Vertical cut-off distance to transform vertical parabola into rotated circle segment

Question

Given a known vertical, negative parabola ($y=ax^2+bx+c$ with $a$,$b$ & $c$ known parameters): how far down from the vertex of the parabola (the top) is the vertical distance, so when you "cut if off" with a horizontal line, this parabola segment is still a 3D-rotated circle segment? I refer to the following image:

In step $1$ a frontal view of a circle can be seen in a 3-dimensional space on $X$, $Y$ & $Z$ axes: Green is the $X$-axis, Blue the $Y$-, and red the $Z$-axis: as this is a 0 degree frontal view, $Z$ & $X$ are on the same horizontal line.
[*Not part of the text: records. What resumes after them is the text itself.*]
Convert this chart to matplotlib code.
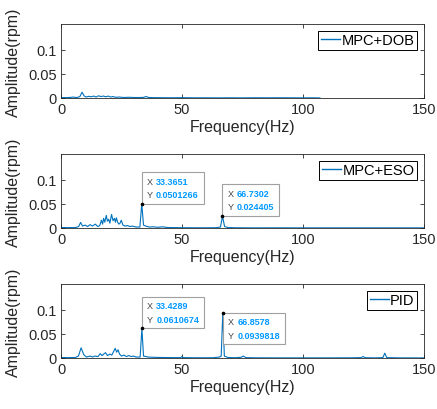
import matplotlib
matplotlib.use("Agg")
import matplotlib.pyplot as plt
from matplotlib.offsetbox import TextArea, HPacker, VPacker, AnnotationBbox

plt.rcParams['font.family'] = ['Liberation Sans', 'DejaVu Sans']

# ---------------- data ----------------
dob_f = [0, 2, 4, 5, 6, 7, 7.8, 8.7, 9.6, 10.5, 11.5, 12.5, 13.5, 14.5, 15.5, 16.5, 17.5,
         18.5, 19.5, 20.5, 21.5, 22.5, 24, 26, 28, 30, 32, 34, 35.2, 36.3, 38, 42, 46, 50,
         55, 60, 65, 70, 75, 80, 85, 90, 95, 100, 104, 107]
dob_a = [0.001, 0.0008, 0.0012, 0.002, 0.001, 0.0015, 0.003, 0.012, 0.004, 0.002, 0.0035,
         0.0025, 0.004, 0.002, 0.0045, 0.003, 0.004, 0.0025, 0.004, 0.002, 0.003, 0.0015,
         0.002, 0.001, 0.0015, 0.001, 0.001, 0.0012, 0.003, 0.001, 0.0008, 0.0006, 0.0005,
         0.0007, 0.0004, 0.0004, 0.0003, 0.0004, 0.0003, 0.0005, 0.0004, 0.0005, 0.0004,
         0.0003, 0.0004, 0.0002]

eso_f = [0, 3, 6, 7.3, 8.1, 8.9, 10, 11, 12, 13, 14.2, 15.2, 16, 16.7, 17.2, 17.6, 18.1,
         18.7, 19.2, 19.7, 20.2, 20.9, 21.5, 22.1, 22.5, 22.9, 23.4, 23.9, 24.4, 24.9, 25.6,
         26.5, 27.5, 28.5, 29.5, 31, 32.6, 33.3651, 34.1, 35, 36.5, 38, 40, 42, 44, 47, 50,
         55, 60, 64, 65.9, 66.7302, 67.6, 69, 72, 76, 80, 90, 100, 110, 120, 130, 140, 150]
eso_a = [0.001, 0.0008, 0.001, 0.003, 0.0115, 0.004, 0.006, 0.003, 0.007, 0.004, 0.008,
         0.003, 0.005, 0.016, 0.008, 0.02, 0.012, 0.026, 0.014, 0.018, 0.01, 0.028, 0.015,
         0.02, 0.012, 0.021, 0.012, 0.008, 0.01, 0.016, 0.006, 0.004, 0.005, 0.003, 0.004,
         0.002, 0.002, 0.0501266, 0.006, 0.004, 0.002, 0.0025, 0.0015, 0.0025, 0.001, 0.0008,
         0.0006, 0.0005, 0.0005, 0.0006, 0.002, 0.024405, 0.003, 0.001, 0.0005, 0.0004,
         0.0003, 0.0004, 0.0003, 0.0003, 0.0003, 0.0003, 0.0003, 0.0003]

pid_f = [0, 3, 6, 7.2, 8.3, 9.4, 10.5, 12, 13, 14, 15.3, 16.2, 17, 17.6, 18.4, 19.2, 20.2,
         21, 21.6, 22.4, 23, 23.6, 24.2, 25, 26, 27, 28, 29, 30, 31, 32.7, 33.4289, 34.1,
         36, 38, 40, 43, 46, 49.5, 50, 50.5, 55, 60, 63, 65.5, 66.2, 66.8578, 67.5, 69, 72,
         74.5, 75.3, 76.5, 80, 90, 100, 110, 120, 124, 124.8, 125.8, 130, 133, 133.8, 134.6,
         140, 150]
pid_a = [0.001, 0.0008, 0.001, 0.004, 0.021, 0.007, 0.002, 0.004, 0.002, 0.004, 0.003,
         0.009, 0.005, 0.008, 0.011, 0.005, 0.008, 0.006, 0.012, 0.02, 0.012, 0.017, 0.008,
         0.004, 0.006, 0.003, 0.005, 0.003, 0.004, 0.002, 0.002, 0.0610674, 0.004, 0.002,
         0.0015, 0.0012, 0.001, 0.0008, 0.0008, 0.003, 0.0008, 0.0005, 0.0005, 0.0006,
         0.002, 0.004, 0.0939818, 0.004, 0.001, 0.0006, 0.0015, 0.004, 0.0008, 0.0004,
         0.0003, 0.0003, 0.0003, 0.0004, 0.0008, 0.003, 0.0006, 0.0003, 0.0008, 0.01,
         0.0008, 0.0003, 0.0002]

labels = ["MPC+DOB", "MPC+ESO", "PID"]
tips = [[], [(33.3651, 0.0501266), (66.7302, 0.024405)],
        [(33.4289, 0.0610674), (66.8578, 0.0939818)]]
tip_below = [[], [False, False], [False, True]]

xticks = [0, 50, 100, 150]
yticks = [0, 0.05, 0.1]
ytick_labels = ["0", "0.05", "0.1"]

# ---------------- figure ----------------
W, H = 437, 410
fig = plt.figure(figsize=(W / 100, H / 100), dpi=100)
line_color = "#0072BD"
series = [(dob_f, dob_a), (eso_f, eso_a), (pid_f, pid_a)]
bottoms_px = [99, 229, 359]
left_px, width_px, height_px = 61, 363, 74

PAD = 0.35  # fraction of 10pt
off = PAD * 10

for i, ((f, a), lab) in enumerate(zip(series, labels)):
    ax = fig.add_axes([left_px / W, (H - bottoms_px[i]) / H, width_px / W, height_px / H])
    ax.plot(f, a, color=line_color, lw=0.8, label=lab)
    ax.set_xlim(0, 150)
    ax.set_ylim(0, 0.153)
    ax.set_xticks(xticks)
    ax.set_yticks(yticks)
    ax.set_yticklabels(ytick_labels)
    ax.tick_params(direction="in", length=3, width=0.6, top=True, right=True,
                   labelsize=10.5, colors="#262626", pad=3)
    for sp in ax.spines.values():
        sp.set_color("#262626")
        sp.set_linewidth(0.6)
    ax.set_xlabel("Frequency(Hz)", fontsize=11.5, color="#262626", labelpad=2)
    ax.set_ylabel("Amplitude(rpm)", fontsize=11.5, color="#262626", labelpad=5)
    leg = ax.legend(loc="upper right", fontsize=10.5, handlelength=1.3, handletextpad=0.1,
                    borderpad=0.2, borderaxespad=0.45, fancybox=False, framealpha=1)
    leg.get_frame().set_edgecolor("black")
    leg.get_frame().set_linewidth(0.7)
    for hl in leg.get_lines():
        hl.set_linewidth(1.0)

    for (tx, ty), below in zip(tips[i], tip_below[i]):
        rows = []
        for nm, v in (("X", tx), ("Y", ty)):
            rows.append(HPacker(children=[
                TextArea(nm, textprops=dict(color="#404040", fontsize=6.5)),
                TextArea("%g" % v, textprops=dict(color="#0099FF", fontsize=6.5,
                                                  fontweight="bold"))],
                align="baseline", pad=0, sep=2.5))
        box = VPacker(children=rows, align="left", pad=0, sep=3)
        al = (0, 1) if below else (0, 0)
        xyb = (off, -off) if below else (off, off)
        ab = AnnotationBbox(box, (tx, ty), xybox=xyb, xycoords="data",
                            boxcoords="offset points", box_alignment=al, pad=PAD,
                            bboxprops=dict(edgecolor="#A0A0A0", facecolor="white", lw=0.8),
                            zorder=6)
        ax.add_artist(ab)
        ax.plot([tx], [ty], "o", ms=1.6, color="black", zorder=7)

fig.savefig("out.png", dpi=100)
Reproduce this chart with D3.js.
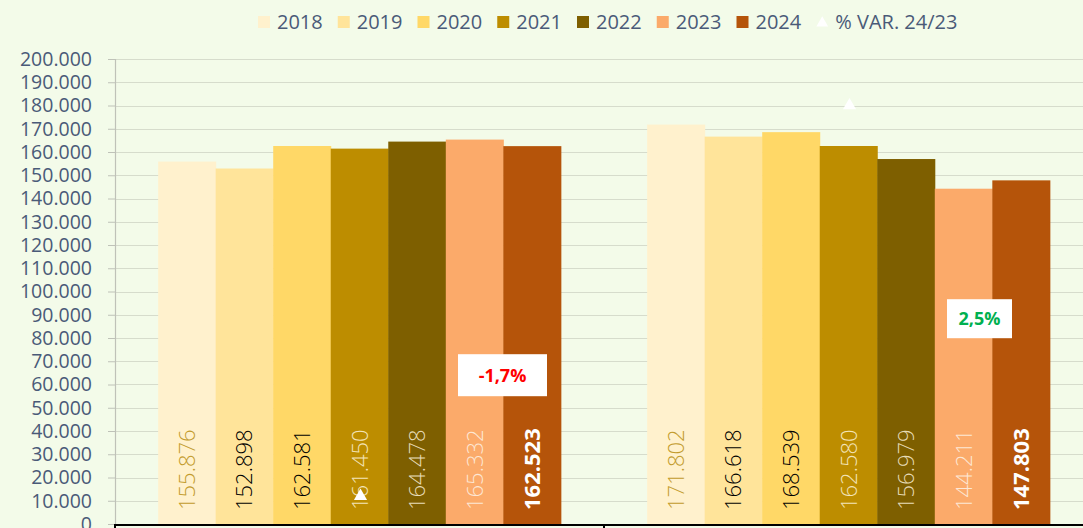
<!DOCTYPE html>
<html>
<head>
<meta charset="utf-8">
<script src="https://cdn.jsdelivr.net/npm/d3@7"></script>
<style>
  body { margin: 0; background: #f3fbe9; }
  svg { display: block; font-family: "Open Sans", "Noto Sans", sans-serif; }
</style>
</head>
<body>
<svg width="1083" height="528"></svg>
<script>
const groups = ['Grupo 1', 'Grupo 2'];
const years = ['2018', '2019', '2020', '2021', '2022', '2023', '2024'];
const values1 = [155876, 152898, 162581, 161450, 164478, 165332, 162523];
const values2 = [171802, 166618, 168539, 162580, 156979, 144211, 147803];
const pctVar = [-1.7, 2.5];
const yTicks = d3.range(0, 200001, 10000);

const colors = ['#fff1cd', '#ffe49a', '#ffd867', '#bd8d00', '#7e5f00', '#fbaa6a', '#b5540a'];
const labelColors = ['#c29b2c', '#000', '#000', '#f3e4b8', '#e7dcb8', '#fde7d4', '#fff'];

const svg = d3.select('svg');
const W = 1083, H = 528;
const plotL = 115, plotT = 59, plotB = 524, plotR = 1093;

svg.append('rect').attr('width', W).attr('height', H).attr('fill', '#f3fbe9');

const y = d3.scaleLinear().domain([0, 200000]).range([plotB, plotT]);
const y2 = d3.scaleLinear().domain([-2, 3]).range([plotB, plotT]);
const x0 = d3.scaleBand().domain(groups).range([plotL, plotR]).paddingInner(0).paddingOuter(0);
const x1 = d3.scaleBand().domain(years).range([0, x0.bandwidth()]).paddingInner(0).paddingOuter(0.75);

const fmt = v => d3.format(',')(v).replace(/,/g, '.');

// gridlines
svg.append('g').selectAll('line').data(yTicks.slice(1)).enter().append('line')
  .attr('x1', plotL).attr('x2', W)
  .attr('y1', d => Math.round(y(d)) + 0.5).attr('y2', d => Math.round(y(d)) + 0.5)
  .attr('stroke', '#d6dccc').attr('stroke-width', 1.2);

// y axis
const yAxis = svg.append('g').attr('transform', `translate(${plotL},0)`)
  .call(d3.axisLeft(y).tickValues(yTicks).tickSize(7).tickPadding(16).tickFormat(fmt));
yAxis.select('.domain').attr('stroke', '#bfc2b8').attr('stroke-width', 1.2);
yAxis.selectAll('.tick line').attr('stroke', '#bfc2b8');
yAxis.selectAll('.tick text').attr('fill', '#4a5a78').attr('font-size', 19.5)
  .attr('font-family', '"Open Sans", sans-serif');

const series = [values1, values2];
const data = [];
groups.forEach((g, gi) => years.forEach((yr, i) => data.push({ g, yr, i, v: series[gi][i] })));

const bars = svg.append('g');
bars.selectAll('rect').data(data).enter().append('rect')
  .attr('x', d => x0(d.g) + x1(d.yr))
  .attr('y', d => y(d.v))
  .attr('width', x1.bandwidth() + 0.5)
  .attr('height', d => plotB - y(d.v))
  .attr('fill', d => colors[d.i]);

// value labels (vertical)
svg.append('g').selectAll('text').data(data).enter().append('text')
  .attr('transform', d => `translate(${x0(d.g) + x1(d.yr) + x1.bandwidth() / 2 + 8},${plotB - 14}) rotate(-90)`)
  .attr('font-size', 22)
  .attr('font-weight', d => d.i === 6 ? 700 : 300)
  .attr('fill', d => labelColors[d.i])
  .text(d => fmt(d.v));

// % var triangles
const tri = d3.symbol().type(d3.symbolTriangle).size(75);
svg.append('g').selectAll('path').data(groups).enter().append('path')
  .attr('d', tri)
  .attr('transform', (g, gi) => `translate(${x0(g) + x0.bandwidth() / 2 + 1},${y2(pctVar[gi])})`)
  .attr('fill', '#ffffff');

// % var labels
const boxCenterY = [64000, 88300];
const pctFmt = v => d3.format('.1f')(v).replace('.', ',').replace('−', '-') + '%';
const boxes = svg.append('g').selectAll('g').data(groups).enter().append('g');
boxes.each(function (g, gi) {
  const el = d3.select(this);
  const bx = x0(g) + 343;
  const cy = y(boxCenterY[gi]);
  const w = gi === 0 ? 89 : 65, h = gi === 0 ? 42 : 39;
  el.append('rect').attr('x', bx).attr('y', cy - h / 2).attr('width', w).attr('height', h)
    .attr('fill', '#ffffff');
  el.append('text').attr('x', bx + w / 2).attr('y', cy).attr('dy', '0.36em')
    .attr('text-anchor', 'middle').attr('font-size', 18).attr('font-weight', 700)
    .attr('fill', pctVar[gi] < 0 ? '#ff0000' : '#00b050')
    .text(pctFmt(pctVar[gi]));
});

// x axis
svg.append('line').attr('x1', plotL).attr('x2', W).attr('y1', plotB + 1).attr('y2', plotB + 1)
  .attr('stroke', '#000').attr('stroke-width', 2.2);
svg.append('g').selectAll('line').data(groups).enter().append('line')
  .attr('x1', g => x0(g)).attr('x2', g => x0(g))
  .attr('y1', plotB).attr('y2', H)
  .attr('stroke', '#000').attr('stroke-width', 2);

// legend
const legendItems = years.map((yr, i) => ({ label: yr, color: colors[i], type: 'sq' }))
  .concat([{ label: '% VAR. 24/23', color: '#ffffff', type: 'tri' }]);
const legend = svg.append('g');
let lx = 258;
legendItems.forEach(it => {
  if (it.type === 'sq') {
    legend.append('rect').attr('x', lx).attr('y', 16).attr('width', 12).attr('height', 12).attr('fill', it.color);
  } else {
    legend.append('path').attr('d', d3.symbol().type(d3.symbolTriangle).size(60))
      .attr('transform', `translate(${lx + 6},23)`).attr('fill', it.color);
  }
  const t = legend.append('text').attr('x', lx + 19).attr('y', 22).attr('dy', '0.35em')
    .attr('font-size', 20).attr('fill', '#4a5a78').text(it.label);
  lx += 19 + t.node().getComputedTextLength() + 15;
});
</script>
</body>
</html>
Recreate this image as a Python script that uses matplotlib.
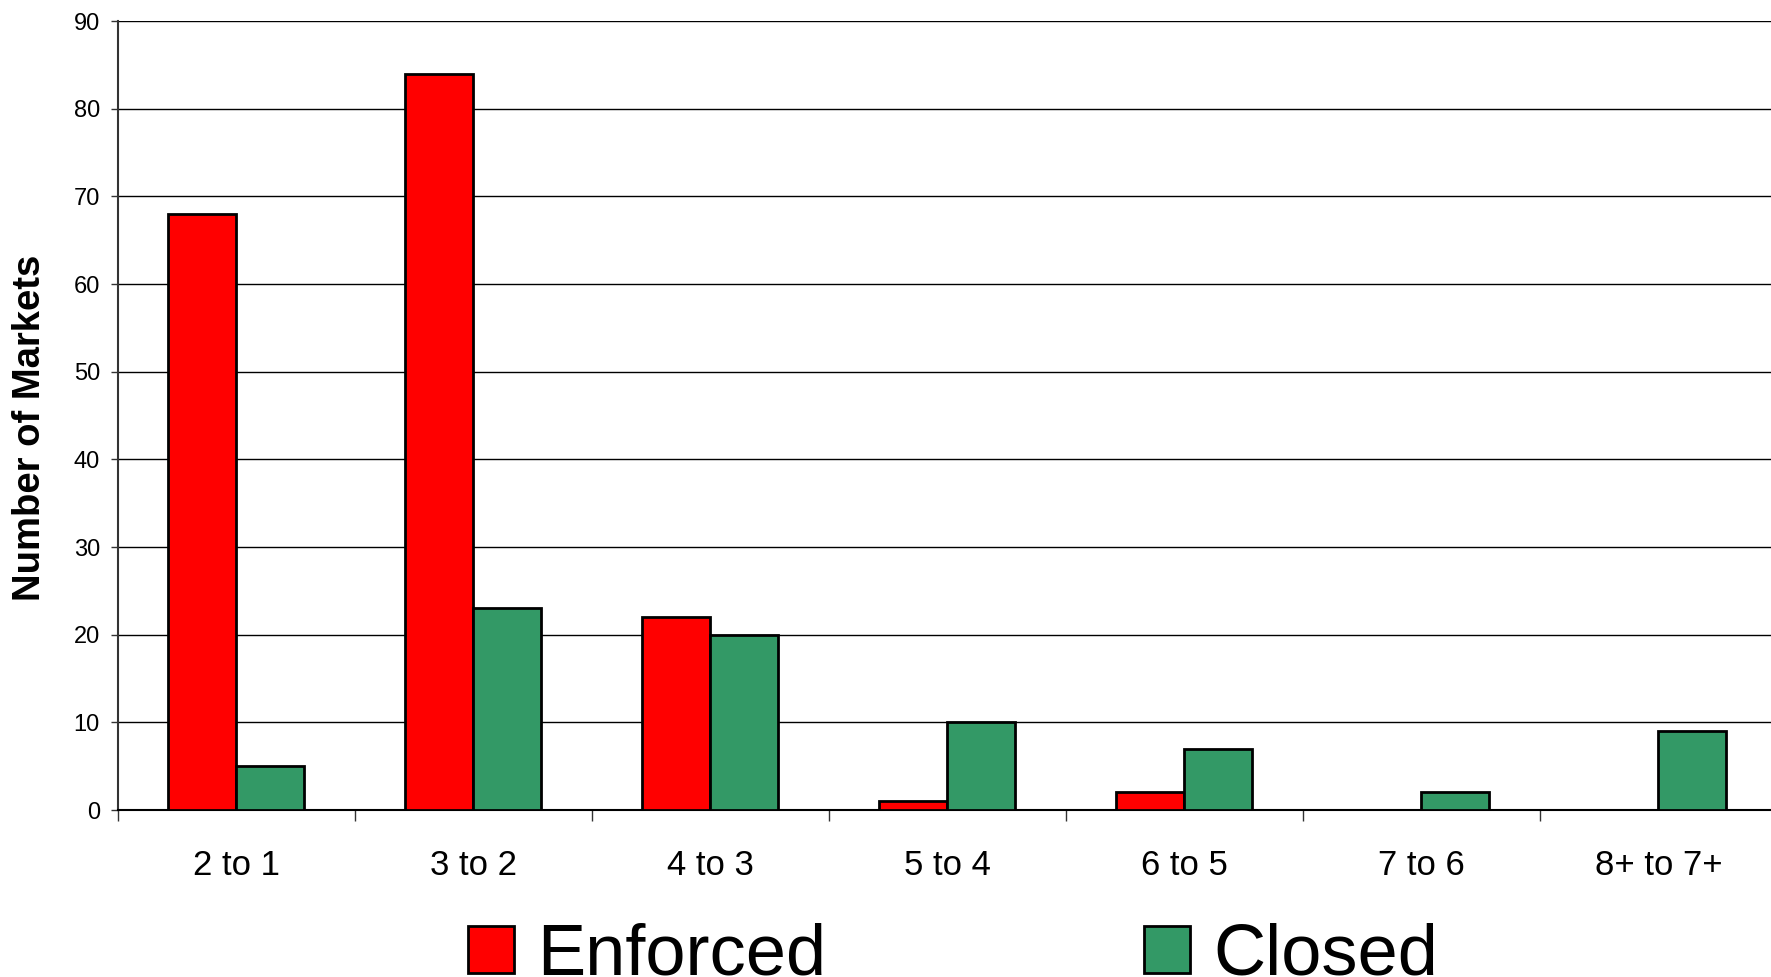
import numpy as np
import matplotlib
matplotlib.use("Agg")
import matplotlib.pyplot as plt

plt.rcParams['font.family'] = ['Liberation Sans', 'DejaVu Sans']

categories = ["2 to 1", "3 to 2", "4 to 3", "5 to 4", "6 to 5", "7 to 6", "8+ to 7+"]
enforced = [68, 84, 22, 1, 2, 0, 0]
closed = [5, 23, 20, 10, 7, 2, 9]

fig = plt.figure(figsize=(17.71, 9.77), dpi=100)
ax = fig.add_axes([0.0666, 0.1709, 0.9367, 0.8076])

x = np.arange(len(categories))
w = 0.287
b1 = ax.bar(x - w / 2, enforced, w, color="#FF0000", edgecolor="black", linewidth=2.0,
            label="Enforced", zorder=3)
b2 = ax.bar(x + w / 2, closed, w, color="#339966", edgecolor="black", linewidth=2.0,
            label="Closed", zorder=3)

ax.set_xlim(-0.5, len(categories) - 0.5)
ax.set_ylim(0, 90)
ax.set_yticks(range(0, 91, 10))
ax.yaxis.grid(True, color="black", linewidth=1.0, zorder=0)
ax.set_axisbelow(True)

ax.set_xticks(x)
ax.set_xticklabels(categories, fontsize=25)
ax.set_xticks(np.arange(-0.5, len(categories), 1), minor=True)
ax.tick_params(axis="x", which="major", length=0, pad=28)
ax.tick_params(axis="x", which="minor", length=8, width=1.0, direction="out", color="#333333")
ax.tick_params(axis="y", length=5, width=1.0, pad=8, labelsize=17, color="#333333")

for s in ["top", "right"]:
    ax.spines[s].set_visible(False)
ax.spines["left"].set_color("#333333")
ax.spines["left"].set_linewidth(1.5)
ax.spines["bottom"].set_color("black")
ax.spines["bottom"].set_linewidth(1.5)

ax.set_ylabel("Number of Markets", fontsize=27.5, fontweight="bold")
ax.yaxis.set_label_coords(-0.042, 0.485)

fig.legend(handles=[b1, b2], loc="center", bbox_to_anchor=(0.538, 0.021), ncol=2,
           frameon=False, fontsize=52, handlelength=0.64, handleheight=0.62,
           handletextpad=0.32, columnspacing=4.4, borderpad=0)

fig.savefig("out.png", dpi=100)
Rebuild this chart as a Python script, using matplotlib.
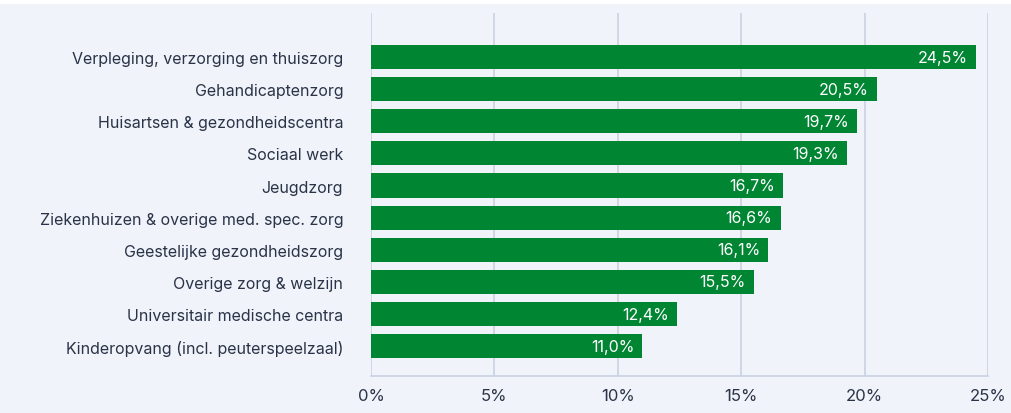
import matplotlib
matplotlib.use("Agg")
import matplotlib.pyplot as plt
from matplotlib.patches import Rectangle
from matplotlib.ticker import FuncFormatter

categories = [
    "Verpleging, verzorging en thuiszorg",
    "Gehandicaptenzorg",
    "Huisartsen & gezondheidscentra",
    "Sociaal werk",
    "Jeugdzorg",
    "Ziekenhuizen & overige med. spec. zorg",
    "Geestelijke gezondheidszorg",
    "Overige zorg & welzijn",
    "Universitair medische centra",
    "Kinderopvang (incl. peuterspeelzaal)",
]
values = [24.5, 20.5, 19.7, 19.3, 16.7, 16.6, 16.1, 15.5, 12.4, 11.0]
xticks = [0, 5, 10, 15, 20, 25]

BG = "#f0f3f9"
GREEN = "#008533"
TEXT = "#2a3347"
GRID = "#c9d1e3"

plt.rcParams["font.family"] = ["Inter", "DejaVu Sans"]

fig = plt.figure(figsize=(10.11, 4.14), dpi=100, facecolor="white")
fig.patches.append(Rectangle((0, 0), 1, 1 - 5 / 414, transform=fig.transFigure,
                             facecolor=BG, edgecolor="none", zorder=-10))
ax = fig.add_axes([371 / 1011, 1 - 377 / 414, (988 - 371) / 1011, (377 - 14) / 414])
ax.set_facecolor(BG)

ypos = list(range(len(categories)))
bars = ax.barh(ypos, values, height=0.75, color=GREEN, zorder=3)
for y, v in zip(ypos, values):
    ax.annotate(f"{v:.1f}%".replace(".", ","), xy=(v, y), xytext=(-6, 0),
                textcoords="offset points", ha="right", va="center",
                color="white", fontsize=11.5, zorder=4)

ax.set_xlim(0, 25)
ax.set_ylim(9 + 0.93, -1.37)
ax.set_xticks(xticks)
ax.xaxis.set_major_formatter(FuncFormatter(lambda x, p: f"{x:.0f}%"))
ax.set_yticks(ypos)
ax.set_yticklabels(categories)
ax.tick_params(axis="y", length=0, pad=20, labelsize=11.5, labelcolor=TEXT)
ax.tick_params(axis="x", length=0, pad=9, labelsize=12, labelcolor=TEXT)
ax.grid(axis="x", color=GRID, linewidth=1.2, zorder=0)
for s in ["top", "right", "left"]:
    ax.spines[s].set_visible(False)
ax.spines["bottom"].set_color(GRID)
ax.spines["bottom"].set_linewidth(1.2)

fig.savefig("out.png", dpi=100, facecolor="white")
In step $2$ we now rotate this circle to the right (or left: does not matter) with a certain $\theta$ degrees. So it's still the same circle, and the same point of view, but the circle is rotated around its vertical ($Y$) axis.

In step $3$ a parabola can be seen for which the top part (above the red horizontal line $AB$) strongly resembles the top part (above the $AB$-line) of the rotated circle in the previous step. Please bear in mind that this image is an approximation.

The horizontal $AB$-line can only go so low. This is the distance $X$ in step $1$. This distance is also indicated by the rectangular boxes in point $A$ and point $B$ in step $2$: this is the point where the rotated circle on the left and on the right side stop moving away from the axis of rotation, and again start coming closer to it (sounds a bit like a derivative I guess). Could be related to conic sections also. This is the opposite of / related to this question.

Answer 1

The rotated circle image is an ellipse. Your question is then "what piece of an ellipse is a piece of parabola?" The answer is only one point. The ellipse in your figure is $$\frac{x^2}{R^2\cos^2\theta}+\frac{(y-R)^2}{R^2}=1$$ The parabola centered on the $y$ axis has $b=0$ and $c=2R$, so the equation is $$y=ax^2+2R=0$$ These two equation have a solution $x=0, y=2R$, which is the top of the circle, and two solutions at $x=\pm\alpha$, where $\alpha$ is a function of $R$, $\theta$, and $a$. So at most your parabola intersects the rotated circle in 3 points. But in order to have a continuous segment, all three points must be identical.